PHILADELPHIA (CBS) -- All the leaves are brown and the sky is grey, but man, it's like 80 today. It feels like summer in November both outside and in your ears on this New Music Friday. Here is what's new this week in music.

Ellie Goulding – Delirium

The charm of Ellie Goulding since the beginning has been the fragility and playfulness of that voice, often sounding like the rush of emotion could break it at any moment. That vulnerability is what resonated on songs like "Anything Could Happen" and "I Know You Care" off her last album. It's what made her universal yet authentic enough to jump from critical darling to arena-filling pop star. Unfortunately as the stage has gotten bigger a lot of that tenderness has been swapped out for slick homogenized dance pop. Goulding wears it well but it doesn't jump out the speaker like it once did. On Delirium Goulding sounds more like a part of the machine churning out sweaty dance anthems than her candid past efforts. That voice blends more than stand out for the bulk of Delirium. It's done to perfection with the help of Max Martin (who could give YOU a hit single if he wanted to) on the chugging layered single "On My Mind", but it's a song like the sweet and sparser "Army" that reminds you how much brighter she can shine.

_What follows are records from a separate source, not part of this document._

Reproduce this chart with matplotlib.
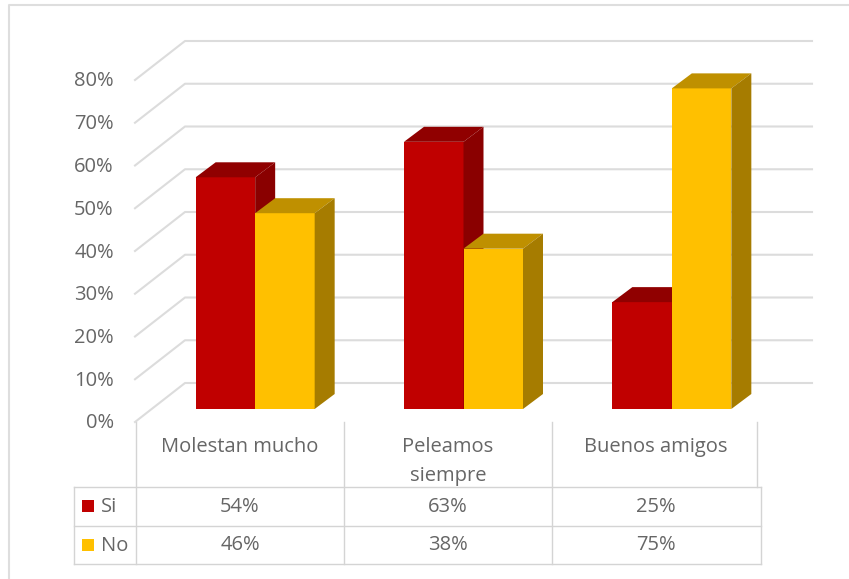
import matplotlib
import matplotlib.pyplot as plt
from matplotlib.patches import Polygon, Rectangle

matplotlib.use("Agg")
plt.rcParams["font.family"] = ["Open Sans", "DejaVu Sans"]

categories = ["Molestan mucho", "Peleamos\nsiempre", "Buenos amigos"]
series_names = ["Si", "No"]
si_values = [54.2, 62.5, 25]
no_values = [45.8, 37.5, 75]
y_ticks = [0, 10, 20, 30, 40, 50, 60, 70, 80]
pct_labels_si = ["54%", "63%", "25%"]
pct_labels_no = ["46%", "38%", "75%"]

W, H = 849, 579
TEXT = "#666666"
GRID = "#dcdcdc"
LINE = "#d4d4d4"
RED = ("#c00000", "#900000", "#8a0000")
YELLOW = ("#ffc000", "#bf9000", "#a67c00")
FS = 14.5


def px_axes(left, top, right, bottom):
    return fig.add_axes([left / W, 1 - bottom / H, (right - left) / W, (bottom - top) / H])


fig = plt.figure(figsize=(W / 100, H / 100), dpi=100)

# overlay in pixels for the frame and the table lines
page = px_axes(0, 0, W, H)
page.set_xlim(0, W)
page.set_ylim(H, 0)
page.axis("off")
page.plot([9, 9, W], [H, 4.5, 4.5], color="#dedede", lw=1.5)

# front plane of the bars: one x unit is a category, y is in percent
ax = px_axes(136, 67, 761, 409)
ax.set_xlim(0, 3)
ax.set_ylim(0, 80)
ax.axis("off")
sx = 3 / 625
sy = 80 / 342
bar_w = 59.5 * sx
dx, dy = 20 * sx, 15 * sy

# walls: diagonals and gridlines sit behind the bars
for t in y_ticks:
    ax.plot([-1 * sx, 49 * sx, 676 * sx], [t - 13 * sy, t + 26 * sy, t + 26 * sy],
            color=GRID, lw=1.5, clip_on=False, zorder=1)


def draw_bar(x, v, cols):
    front, top, side = cols
    ax.add_patch(Rectangle((x, 0), bar_w, v, fc=front, ec="none", zorder=3))
    ax.add_patch(Polygon([(x, v), (x + dx, v + dy), (x + bar_w + dx, v + dy), (x + bar_w, v)],
                         fc=top, ec="none", zorder=3, clip_on=False))
    ax.add_patch(Polygon([(x + bar_w, 0), (x + bar_w + dx, dy), (x + bar_w + dx, v + dy), (x + bar_w, v)],
                         fc=side, ec="none", zorder=3, clip_on=False))


for i in range(len(categories)):
    x = i + 0.5 - bar_w + 15 * sx
    draw_bar(x, si_values[i], RED)
    draw_bar(x + bar_w, no_values[i], YELLOW)

# tick labels live on the front edge of the floor
ax_t = px_axes(136, 79, 137, 421)
ax_t.set_ylim(0, 80)
ax_t.set_xticks([])
ax_t.set_yticks(y_ticks)
ax_t.set_yticklabels([f"{t}%" for t in y_ticks], color=TEXT, fontsize=FS)
ax_t.tick_params(axis="y", length=0, pad=16)
for s in ax_t.spines.values():
    s.set_visible(False)
ax_t.patch.set_alpha(0)

# data table below the plot
col_x = [136.5, 344, 552]
rows_y = [487, 526, 564]
for xc in col_x:
    page.plot([xc, xc], [422, rows_y[-1]], color=LINE, lw=1)
page.plot([757, 757], [422, rows_y[0]], color=LINE, lw=1)
page.plot([761, 761], [rows_y[0], rows_y[-1]], color=LINE, lw=1)
for yr in rows_y:
    page.plot([74, 761], [yr, yr], color=LINE, lw=1)
page.plot([74, 74], [rows_y[0], rows_y[-1]], color=LINE, lw=1)

col_centers = [240, 448, 656]
for i, name in enumerate(categories):
    xc = col_centers[i]
    for j, line in enumerate(name.split("\n")):
        page.text(xc, 447 + 29 * j, line, ha="center", va="center", color=TEXT, fontsize=FS)
    page.text(xc, 507, pct_labels_si[i], ha="center", va="center", color=TEXT, fontsize=FS)
    page.text(xc, 545, pct_labels_no[i], ha="center", va="center", color=TEXT, fontsize=FS)

for name, yc, col in zip(series_names, [506, 545], [RED[0], YELLOW[0]]):
    page.add_patch(Rectangle((82, yc - 6), 12, 12, fc=col, ec="none"))
    page.text(101, yc + 1, name, ha="left", va="center", color=TEXT, fontsize=FS)

fig.savefig("out.png", dpi=100)
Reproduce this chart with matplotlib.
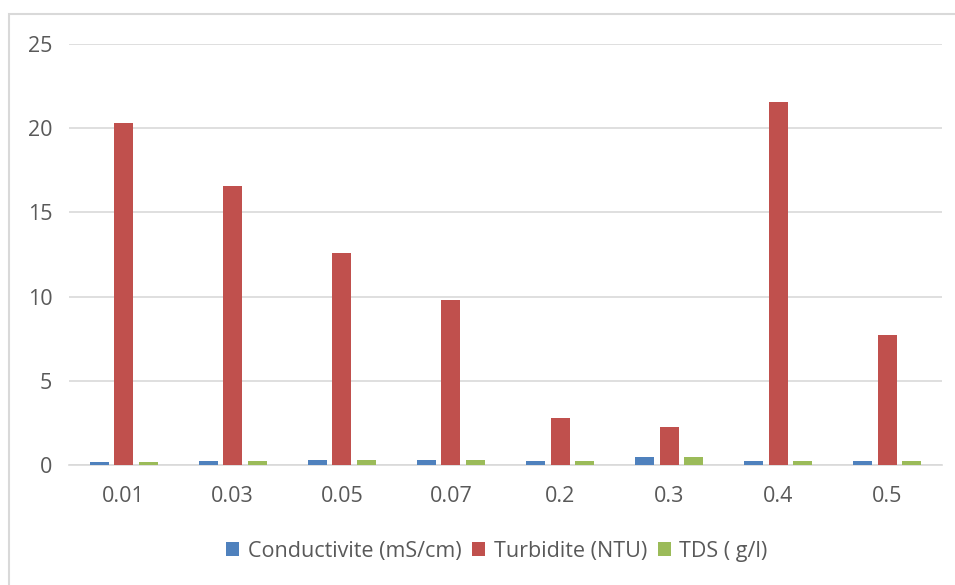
import matplotlib
matplotlib.use("Agg")
import matplotlib.pyplot as plt
import numpy as np
from matplotlib.patches import Rectangle, Patch

categories = ["0.01", "0.03", "0.05", "0.07", "0.2", "0.3", "0.4", "0.5"]
conductivite = [0.2, 0.25, 0.3, 0.3, 0.25, 0.45, 0.25, 0.25]
turbidite = [20.3, 16.57, 12.6, 9.8, 2.8, 2.27, 21.55, 7.72]
tds = [0.2, 0.25, 0.3, 0.3, 0.25, 0.45, 0.25, 0.25]
series_labels = ["Conductivite (mS/cm)", "Turbidite (NTU)", "TDS ( g/l)"]
colors = ["#4F81BD", "#C0504D", "#9BBB59"]

plt.rcParams["font.family"] = ["Open Sans", "DejaVu Sans"]
text_color = "#595959"
grid_color = "#D9D9D9"

W, H = 955, 585
fig = plt.figure(figsize=(W / 100, H / 100), dpi=100)
ax = fig.add_axes([69 / W, 1 - 465 / H, (942 - 69) / W, (465 - 44) / H])

x = np.arange(len(categories))
bw = 0.174
off = 0.2246
for i, (vals, c, lab) in enumerate(zip([conductivite, turbidite, tds], colors, series_labels)):
    ax.bar(x + (i - 1) * off, vals, width=bw, color=c, label=lab, zorder=3)

ax.set_xlim(-0.5, len(categories) - 0.5)
ax.set_ylim(0, 25)
ax.set_yticks([0, 5, 10, 15, 20, 25])
ax.set_xticks(x)
ax.set_xticklabels(categories)
ax.yaxis.grid(True, color=grid_color, linewidth=1.2, zorder=0)
for s in ["top", "right", "left"]:
    ax.spines[s].set_visible(False)
ax.spines["bottom"].set_color(grid_color)
ax.spines["bottom"].set_linewidth(1.2)
ax.tick_params(axis="both", length=0, labelsize=15.5, colors=text_color)
ax.tick_params(axis="y", pad=12)
ax.tick_params(axis="x", pad=15)

handles = [Patch(facecolor=c, label=l) for c, l in zip(colors, series_labels)]
fig.legend(handles=handles, loc="center", bbox_to_anchor=(497 / W, 1 - 551 / H),
           ncol=3, frameon=False, fontsize=15.5, labelcolor=text_color,
           handlelength=0.6, handleheight=0.6, handletextpad=0.4, columnspacing=0.5)

fig.patches.append(Rectangle((9 / W, -0.1), 1.2, 1 - 14 / H + 0.1, transform=fig.transFigure,
                             fill=False, edgecolor=grid_color, linewidth=1.5))

fig.savefig("out.png", dpi=100, facecolor="white")
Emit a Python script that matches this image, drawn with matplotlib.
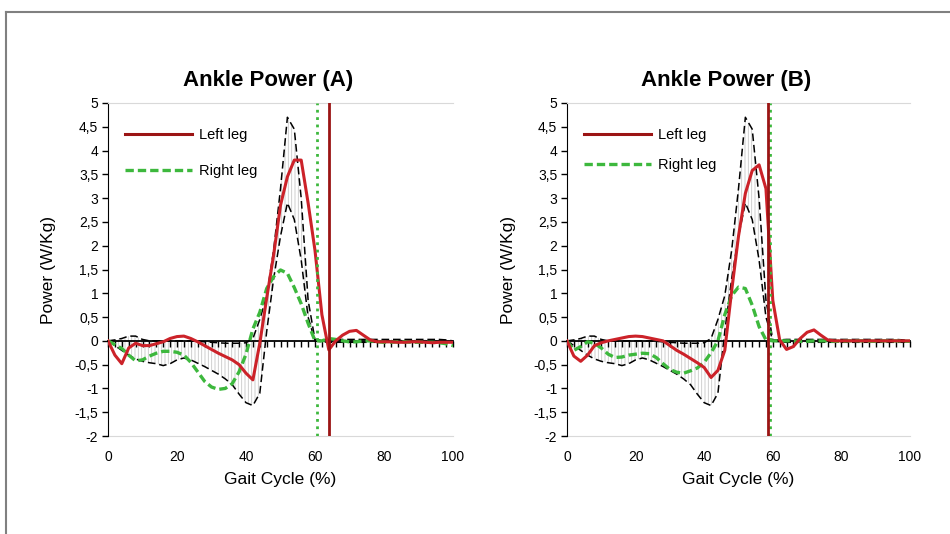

Tim McGraw – Damn Country Music

For his fourteenth trip out of the studio McGraw flirts with "new" country, but still dances with the classics that brought him. On Damn Country Music McGraw is a lovesick storyteller, bypassing tailgates and jean shorts for a "sun-soaked yesterday" and an "old Hank cassette tape". When he strays like on the turned-up "Love Runs" or the deluxe edition's hip hop tinged "Everybody's Lookin'" it feels forced. However, McGraw makes up for it when he goes out on a limb with his daughter on the Celtic duet "Here Tonight" or on "California" featuring Big & Rich. Tim McGraw is twenty-plus deep into his music career and here he manages to remain classic without being vapid.

Sarah Bareilles – What's Inside: Songs From Waitress

Sarah Bareilles is following up her Grammy nominated The Blessed Unrest by heading to Broadway. The musical "Waitress" starts previews in March, but today you can hear her weave her way around a restaurant with heartfelt tales from both sides of the counter. Jason Mraz stops by to play the other side of a potential affair on this fun suite of theatrical pop.

There are also some familiar faces reappearing this week on New Music Friday. Seal, CeeLo Green, and ZZ Top's Billy Gibbons all have new albums today as well as a massive collection of Bob Dylan with the twelfth edition of his bootleg series The Cutting Edge 1965 – 1966. You know those years, when he released three of the most important albums of all time?

Enjoy the heatwave and happy listening.